Ma, forse, ancor più rivelatrice della strana concezione di libertà dei vertici leghisti è la polemica relativa alla scuola: le dichiarazioni ostili verso i professori originari delle regioni meridionali sembrano infatti riflettere una concezione dell’istruzione al guinzaglio della politica. Ai docenti ed ai programmi ministeriali Bossi vorrebbe probabilmente sostituire quelli padani. Non un grande passo in avanti né per la libertà nè per la scuola. Niente a che vedere con le proposte avanzate già sessanta anni fa da Luigi Einaudi e da Luigi Sturzo che auspicavano il superamento del monopolio pubblico.

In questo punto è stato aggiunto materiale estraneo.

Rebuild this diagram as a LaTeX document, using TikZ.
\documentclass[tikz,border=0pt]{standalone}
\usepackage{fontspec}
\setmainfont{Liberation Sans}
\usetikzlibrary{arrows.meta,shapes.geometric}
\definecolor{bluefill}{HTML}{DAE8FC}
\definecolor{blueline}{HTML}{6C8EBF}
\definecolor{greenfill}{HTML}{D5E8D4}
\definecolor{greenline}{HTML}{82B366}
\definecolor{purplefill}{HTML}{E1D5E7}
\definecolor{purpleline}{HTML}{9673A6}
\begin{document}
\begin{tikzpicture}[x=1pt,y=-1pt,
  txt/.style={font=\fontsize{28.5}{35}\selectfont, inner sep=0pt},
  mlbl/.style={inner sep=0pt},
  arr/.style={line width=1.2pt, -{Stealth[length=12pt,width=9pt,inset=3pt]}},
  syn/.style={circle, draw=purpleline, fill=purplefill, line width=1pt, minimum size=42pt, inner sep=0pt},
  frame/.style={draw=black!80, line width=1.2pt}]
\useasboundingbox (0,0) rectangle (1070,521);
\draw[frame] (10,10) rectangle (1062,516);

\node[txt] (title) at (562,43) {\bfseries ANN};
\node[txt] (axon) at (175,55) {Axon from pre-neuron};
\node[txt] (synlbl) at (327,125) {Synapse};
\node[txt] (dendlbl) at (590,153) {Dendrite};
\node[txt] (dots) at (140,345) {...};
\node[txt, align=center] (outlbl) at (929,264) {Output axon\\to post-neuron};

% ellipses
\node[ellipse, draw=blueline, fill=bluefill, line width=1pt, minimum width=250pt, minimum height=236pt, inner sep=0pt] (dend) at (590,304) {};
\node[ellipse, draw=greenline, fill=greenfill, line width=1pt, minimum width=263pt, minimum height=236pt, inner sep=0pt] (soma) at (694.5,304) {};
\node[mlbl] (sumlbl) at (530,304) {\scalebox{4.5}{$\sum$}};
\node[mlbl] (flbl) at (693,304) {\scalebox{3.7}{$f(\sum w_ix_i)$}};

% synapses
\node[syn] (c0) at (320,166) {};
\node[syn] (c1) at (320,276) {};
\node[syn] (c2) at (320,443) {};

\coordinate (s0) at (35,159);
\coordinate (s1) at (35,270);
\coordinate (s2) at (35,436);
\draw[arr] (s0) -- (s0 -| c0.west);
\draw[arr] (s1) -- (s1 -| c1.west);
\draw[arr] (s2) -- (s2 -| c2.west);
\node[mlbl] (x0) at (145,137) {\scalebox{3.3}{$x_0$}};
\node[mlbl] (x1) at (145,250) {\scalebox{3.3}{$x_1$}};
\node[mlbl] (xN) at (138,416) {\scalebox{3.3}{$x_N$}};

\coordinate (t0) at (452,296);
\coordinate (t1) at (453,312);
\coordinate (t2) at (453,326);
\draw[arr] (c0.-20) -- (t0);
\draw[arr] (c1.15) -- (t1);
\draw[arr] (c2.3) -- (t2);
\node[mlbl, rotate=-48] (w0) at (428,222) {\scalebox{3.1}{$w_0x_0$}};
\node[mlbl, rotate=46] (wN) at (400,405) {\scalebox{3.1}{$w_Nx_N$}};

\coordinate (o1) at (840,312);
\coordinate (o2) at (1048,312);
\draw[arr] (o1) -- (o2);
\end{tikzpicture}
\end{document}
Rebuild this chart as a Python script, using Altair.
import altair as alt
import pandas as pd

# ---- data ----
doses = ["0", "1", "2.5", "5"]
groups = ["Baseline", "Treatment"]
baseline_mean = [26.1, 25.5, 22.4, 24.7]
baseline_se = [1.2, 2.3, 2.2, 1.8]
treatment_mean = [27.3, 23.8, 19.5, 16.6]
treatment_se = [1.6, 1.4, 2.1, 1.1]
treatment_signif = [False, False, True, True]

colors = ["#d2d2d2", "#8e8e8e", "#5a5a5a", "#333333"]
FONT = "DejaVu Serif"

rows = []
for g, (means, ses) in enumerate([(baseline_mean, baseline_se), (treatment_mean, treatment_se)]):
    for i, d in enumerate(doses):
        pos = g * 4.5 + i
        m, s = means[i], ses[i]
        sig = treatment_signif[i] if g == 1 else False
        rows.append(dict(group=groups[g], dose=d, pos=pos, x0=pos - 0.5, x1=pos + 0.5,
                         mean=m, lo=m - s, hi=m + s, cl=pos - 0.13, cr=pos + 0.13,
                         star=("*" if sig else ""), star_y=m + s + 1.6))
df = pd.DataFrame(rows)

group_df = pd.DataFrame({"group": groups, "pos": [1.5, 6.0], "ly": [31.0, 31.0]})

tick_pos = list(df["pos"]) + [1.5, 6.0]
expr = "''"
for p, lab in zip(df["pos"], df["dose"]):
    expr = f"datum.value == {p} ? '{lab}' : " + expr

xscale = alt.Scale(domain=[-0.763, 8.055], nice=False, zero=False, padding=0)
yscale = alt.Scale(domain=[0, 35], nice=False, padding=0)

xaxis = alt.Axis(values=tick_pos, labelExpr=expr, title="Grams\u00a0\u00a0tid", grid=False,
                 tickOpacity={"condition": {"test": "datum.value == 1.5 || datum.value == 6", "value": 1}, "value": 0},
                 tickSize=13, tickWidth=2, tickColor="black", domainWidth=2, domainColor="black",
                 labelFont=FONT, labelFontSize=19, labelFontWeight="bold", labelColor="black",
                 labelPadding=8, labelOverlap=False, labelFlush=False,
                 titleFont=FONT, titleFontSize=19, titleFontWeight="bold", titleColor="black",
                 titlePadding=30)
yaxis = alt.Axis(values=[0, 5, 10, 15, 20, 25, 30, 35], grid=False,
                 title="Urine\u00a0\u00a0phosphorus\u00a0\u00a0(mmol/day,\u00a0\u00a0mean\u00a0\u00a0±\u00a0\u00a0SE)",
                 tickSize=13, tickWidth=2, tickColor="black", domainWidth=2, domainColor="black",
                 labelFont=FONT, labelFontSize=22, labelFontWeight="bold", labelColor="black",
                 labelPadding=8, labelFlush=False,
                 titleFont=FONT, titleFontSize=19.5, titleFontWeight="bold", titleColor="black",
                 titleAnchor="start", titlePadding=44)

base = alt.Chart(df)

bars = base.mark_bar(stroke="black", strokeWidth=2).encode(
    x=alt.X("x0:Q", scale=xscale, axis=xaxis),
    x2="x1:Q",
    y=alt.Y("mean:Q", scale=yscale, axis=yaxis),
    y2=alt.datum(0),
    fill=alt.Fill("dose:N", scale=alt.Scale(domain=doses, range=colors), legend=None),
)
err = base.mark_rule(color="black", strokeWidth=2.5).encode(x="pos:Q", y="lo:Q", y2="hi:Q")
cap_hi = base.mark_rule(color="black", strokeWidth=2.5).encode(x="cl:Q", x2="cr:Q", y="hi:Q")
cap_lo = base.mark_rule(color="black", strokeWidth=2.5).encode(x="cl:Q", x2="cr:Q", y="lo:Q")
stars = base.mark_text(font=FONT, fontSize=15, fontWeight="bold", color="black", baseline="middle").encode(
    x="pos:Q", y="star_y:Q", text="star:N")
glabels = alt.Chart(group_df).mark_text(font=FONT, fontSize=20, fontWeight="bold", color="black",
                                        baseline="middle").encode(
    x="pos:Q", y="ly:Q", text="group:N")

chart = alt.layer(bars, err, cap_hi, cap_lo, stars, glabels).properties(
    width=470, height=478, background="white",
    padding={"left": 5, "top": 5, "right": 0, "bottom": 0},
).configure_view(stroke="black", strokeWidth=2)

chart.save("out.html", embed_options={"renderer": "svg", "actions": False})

Nelle sue Prediche inutili lo statista piemontese scriveva: “Nulla è certo in materia di insegnamento; non sono certi i programmi, non gli ordini degli studi; non è certa neppure l’esistenza di alcuna scienza”. E al monopolio statale contrapponeva il “metodo della libertà” fondato sul principio del tentativo e dell’errore. Un metodo che presuppone la competizione fra le diverse scuole: “La scuola libera è viva e feconda, sinché chiunque abbia il diritto di dire: gli altri sono in errore e io conosco la via della verità; ed apro una scuola mia nella quale insegno cosa sia la verità e proclamo dottori in quella verità gli scolari che, a mio giudizio, l’abbiano appresa. Ma chiunque altro ha ragione di insegnare una verità diversa, con metodo diverso. In ogni tempo, attraverso tentativi ed errori ognora rinnovati, abbandonati e ripresi, le nuove generazioni accorreranno di volta in volta alle scuole le quali avranno saputo conquistarsi reputazione più alta di studi severi e di dottrina sicura”. Analoga posizione, come ha ricordato Marcello Veneziani su Libero, venne assunta nel ’68 da un altro vero ribelle, Giuseppe Prezzolini che, tra le sue modeste proposte, proponeva di abolire la pubblica istruzione ed il relativo ministero.
Quanti leghisti (ma anche forzisti) sarebbero disposti oggi a seguire la via indicata da quei maestri di libertà radicale? Assai pochi, temiamo.